A few launch hiccups aside, the issues that are and will continue to dog Elder Scrolls Online are entirely down to perception. If your hope for a sixth Elder Scrolls was always for a sequel set across a hitherto unexplored region of Tamriel; a game in which you could be the focus and aspire to be the sole hero, developing exclusive and ancient powers along the way, then Elder Scrolls Online was never going to cut it. Likewise if you’re the kind of veteran MMO gamer who has to hit the level cap as quickly as possible to forever grind raids to attain the best gear, TESO’s slower pace and exhaustive content may well feel tiresome and laboured.

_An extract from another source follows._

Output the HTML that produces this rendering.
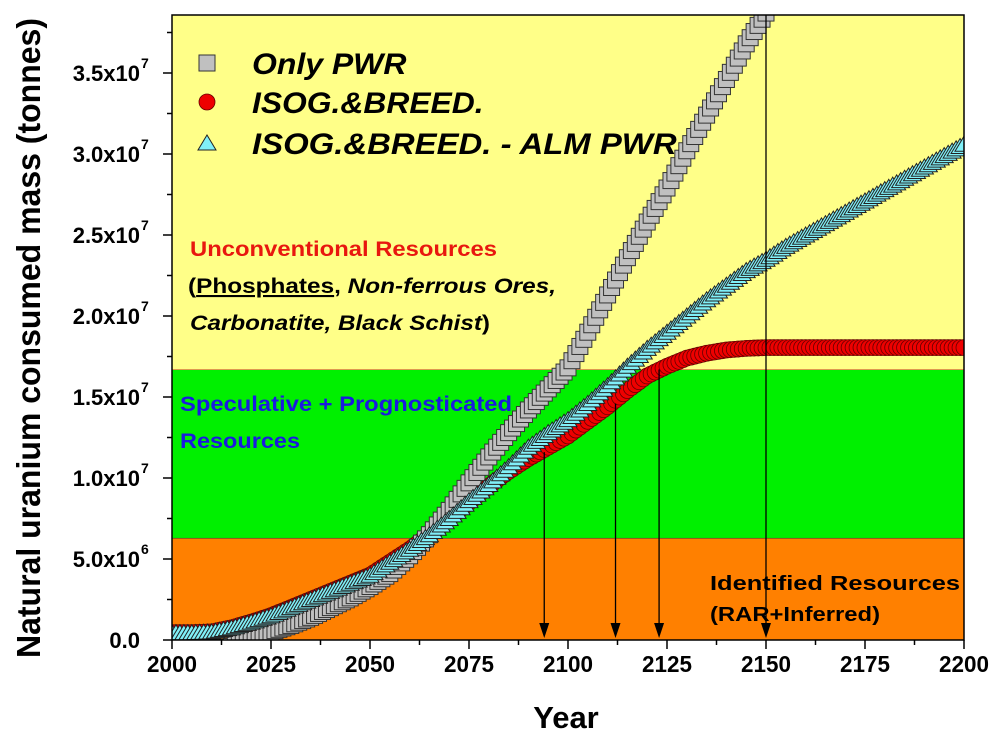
<!DOCTYPE html>
<html><head><meta charset="utf-8"><style>
html,body{margin:0;padding:0;background:#fff;}
svg{display:block;font-family:"Liberation Sans",Arial,sans-serif;}
</style></head><body>
<svg id="chart" width="1000" height="746" viewBox="0 0 1000 746" xmlns="http://www.w3.org/2000/svg">
<g id="bands"></g>
<g id="marks"></g>
<g id="axes"></g>
<g id="texts">
<text x="190" y="256" font-size="21" font-weight="bold" fill="#e8170f" textLength="307" lengthAdjust="spacingAndGlyphs">Unconventional Resources</text>
<text x="188" y="293" font-size="21" font-weight="bold" fill="#000" textLength="368" lengthAdjust="spacingAndGlyphs">(<tspan text-decoration="underline">Phosphates</tspan>, <tspan font-style="italic">Non-ferrous Ores,</tspan></text>
<text x="190" y="330" font-size="21" font-weight="bold" font-style="italic" fill="#000" textLength="300" lengthAdjust="spacingAndGlyphs">Carbonatite, Black Schist<tspan font-style="normal">)</tspan></text>
<text x="180" y="411" font-size="21" font-weight="bold" fill="#1a1ae0" textLength="332" lengthAdjust="spacingAndGlyphs">Speculative + Prognosticated</text>
<text x="180" y="448" font-size="21" font-weight="bold" fill="#1a1ae0" textLength="120" lengthAdjust="spacingAndGlyphs">Resources</text>
<text x="710" y="590" font-size="20" font-weight="bold" fill="#000" textLength="250" lengthAdjust="spacingAndGlyphs">Identified Resources</text>
<text x="710" y="621" font-size="20" font-weight="bold" fill="#000" textLength="170" lengthAdjust="spacingAndGlyphs">(RAR+Inferred)</text>
</g>
<g id="legend"></g>
</svg>
<script>
const years = [2000,2005,2010,2015,2020,2025,2030,2035,2040,2045,2050,2055,2060,2065,2070,2075,2080,2085,2090,2095,2100,2105,2110,2115,2120,2125,2130,2135,2140,2145,2150,2155,2160,2165,2170,2175,2180,2185,2190,2195,2200];
// values in 1e6 tonnes
const onlyPWR = [-0.8,-0.8,-0.7,-0.4,0.1,0.5,0.9,1.4,2.0,2.6,3.3,4.1,5.2,6.5,8.0,9.7,11.3,12.8,14.2,15.5,16.8,19.0,21.3,23.6,25.8,27.9,30.2,32.4,34.6,36.8,38.7,null,null,null,null,null,null,null,null,null,null];
const isogBreed = [0.45,0.45,0.5,0.75,1.1,1.5,2.0,2.5,3.0,3.5,4.0,4.8,5.6,6.5,7.5,8.5,9.5,10.4,11.2,11.9,12.6,13.5,14.4,15.4,16.3,16.9,17.4,17.7,17.9,18.0,18.05,18.05,18.05,18.05,18.05,18.05,18.05,18.05,18.05,18.05,18.05];
const isogAlm = [0.45,0.45,0.5,0.75,1.1,1.5,2.0,2.5,3.0,3.5,4.0,4.8,5.6,6.5,7.5,8.6,9.6,10.7,11.9,12.8,13.6,14.6,15.7,16.9,18.0,19.0,20.0,21.0,21.9,22.8,23.5,24.3,25.0,25.7,26.4,27.1,27.8,28.5,29.2,29.9,30.6];
const bandTops = [6.3, 16.7, 38.7]; // identified, speculative, unconventional
const arrowYears = [2094, 2112, 2123, 2150];
const arrowFrom = [11.6, 14.6, 16.7, 38.7];
const yTicks = [0,5,10,15,20,25,30,35];
const yTickLabels = ["0.0","5.0x10","1.0x10","1.5x10","2.0x10","2.5x10","3.0x10","3.5x10"];
const yTickExp = ["","6","7","7","7","7","7","7"];
const xTicks = [2000,2025,2050,2075,2100,2125,2150,2175,2200];

const NS="http://www.w3.org/2000/svg";
const L=172,R=964,T=15,B=640;
const X=v=>L+(v-2000)*(R-L)/200;
const Y=v=>B-v*16.2;
function mk(tag,attrs,parent){const e=document.createElementNS(NS,tag);for(const k in attrs)e.setAttribute(k,attrs[k]);parent.appendChild(e);return e;}
const bands=document.getElementById('bands'),marks=document.getElementById('marks'),axes=document.getElementById('axes'),legend=document.getElementById('legend');

const bandColors=['#ff8000','#00f000','#ffff88'];
const bandNames=['identified-band','speculative-band','unconventional-band'];
let prev=0;
for(let i=0;i<3;i++){
  const top=Math.max(Y(bandTops[i]),T);
  const r=mk('rect',{x:L,y:top,width:R-L,height:Y(prev)-top,fill:bandColors[i]},bands);
  
  
  if(i<2){const ln=mk('line',{x1:L,x2:R,y1:Y(bandTops[i]),y2:Y(bandTops[i]),stroke:i==0?'#333':'#c04020','stroke-width':1.2},bands);
    
    }
  prev=bandTops[i];
}

function yearly(vals){const pts=[];for(let y=2000;y<=2200;y++){const i=Math.min(Math.floor((y-2000)/5),years.length-2);const a=vals[i],b=vals[i+1];const t=(y-years[i])/5;if(a==null)continue;if(b==null){if(t===0)pts.push([y,a]);continue;}pts.push([y,a+(b-a)*t]);}return pts;}

const clip=mk('clipPath',{id:'pc'},marks);mk('rect',{x:L,y:T,width:R-L,height:B-T},clip);
const g=mk('g',{'clip-path':'url(#pc)'},marks);

function circle(x,y,p,name){const c=mk('circle',{cx:x,cy:y,r:8,fill:'#ee0000',stroke:'#600','stroke-width':0.8},p);return c;}
function square(x,y,p,name){const s=mk('rect',{x:x-8,y:y-8,width:16,height:16,fill:'#c0c0c0',stroke:'#333','stroke-width':1},p);return s;}
function tri(x,y,p,name){const t=mk('path',{d:`M${x},${y-8} L${x+9},${y+7} L${x-9},${y+7} Z`,fill:'#80f0f8',stroke:'#222','stroke-width':1},p);return t;}

yearly(isogBreed).forEach(p=>circle(X(p[0]),Y(p[1]),g,'isog-breed-point'));
yearly(onlyPWR).forEach(p=>square(X(p[0]),Y(p[1]),g,'only-pwr-point'));
yearly(isogAlm).forEach(p=>tri(X(p[0]),Y(p[1]),g,'isog-alm-point'));

for(let i=0;i<arrowYears.length;i++){
  const x=X(arrowYears[i]);
  const ln=mk('line',{x1:x,x2:x,y1:Math.max(Y(arrowFrom[i]),T),y2:B-6,stroke:'#000','stroke-width':1.3},marks);
  
  
  const h=mk('path',{d:`M${x-5},${B-17} L${x+5},${B-17} L${x},${B-2} Z`,fill:'#000'},marks);
  
  
}

const fr=mk('rect',{x:L,y:T,width:R-L,height:B-T,fill:'none',stroke:'#000','stroke-width':1.5},axes);


for(let v=0;v<=37.5;v+=2.5){const major=(v%5===0);mk('line',{x1:L,x2:L-(major?9:5),y1:Y(v),y2:Y(v),stroke:'#000','stroke-width':1.5},axes);}
yTicks.forEach((v,i)=>{const t=mk('text',{x:140,y:Y(v)+8,'text-anchor':'end','font-size':22,'font-weight':'bold'},axes);t.textContent=yTickLabels[i];
 if(yTickExp[i]){const s=mk('text',{x:141,y:Y(v)-5,'font-size':14,'font-weight':'bold'},axes);s.textContent=yTickExp[i];}});
for(let v=2000;v<=2200;v+=12.5){const major=((v-2000)%25===0);mk('line',{x1:X(v),x2:X(v),y1:B,y2:B+(major?9:5),stroke:'#000','stroke-width':1.5},axes);}
xTicks.forEach(v=>{const t=mk('text',{x:X(v),y:672,'text-anchor':'middle','font-size':23,'font-weight':'bold',textLength:50,lengthAdjust:'spacingAndGlyphs'},axes);t.textContent=v;});
const xt=mk('text',{x:566,y:728,'text-anchor':'middle','font-size':31,'font-weight':'bold'},axes);xt.textContent='Year';


const yt=mk('text',{x:0,y:0,'text-anchor':'middle','font-size':33,'font-weight':'bold',transform:'translate(40,338) rotate(-90)',textLength:640,lengthAdjust:'spacingAndGlyphs'},axes);yt.textContent='Natural uranium consumed mass (tonnes)';



const lg=[['Only PWR',square,63,'legend-only-pwr'],['ISOG.&BREED.',circle,102,'legend-isog-breed'],['ISOG.&BREED. - ALM PWR',tri,143,'legend-isog-alm']];
lg.forEach(e=>{e[1](207,e[2],legend,'legend-marker');const t=mk('text',{x:252,y:e[2]+11,'font-size':30,'font-weight':'bold','font-style':'italic',textLength:e[0].length*19.3,lengthAdjust:'spacingAndGlyphs'},legend);t.textContent=e[0];});
</script>
</body></html>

Sure, there’s a case to answer for whether a subscription is appropriate, or perhaps that the PVP could have been riven from the solo-centric questing (which might have better appeased the two target audiences), but the game is what it is and in spite of being stretched a little between two RPG mindsets, the supporting structures of content and mechanics are solid enough to lift the game above most of it’s peers, be they offline or on. Whether the game might bring together the mindset of the solo quester in line with their nemesis, we have to admit to remaining sceptical, but then so few developers have tried to bridge the gap that you have to admire the attempt. What Bethesda has succeeded at doing is making online role-playing that little bit more accessible, while offering massively-multiplayer fans the access to a world they’ve likely been as keen to explore as any other in the history of gaming. That the development team has been able to retain the mechanisms of play together with the depth of the content in the face of a breed of gamer whose capacity to consume is unrivalled, is perhaps the game’s biggest achievement. Now all Bethesda has to do is keep up the pace.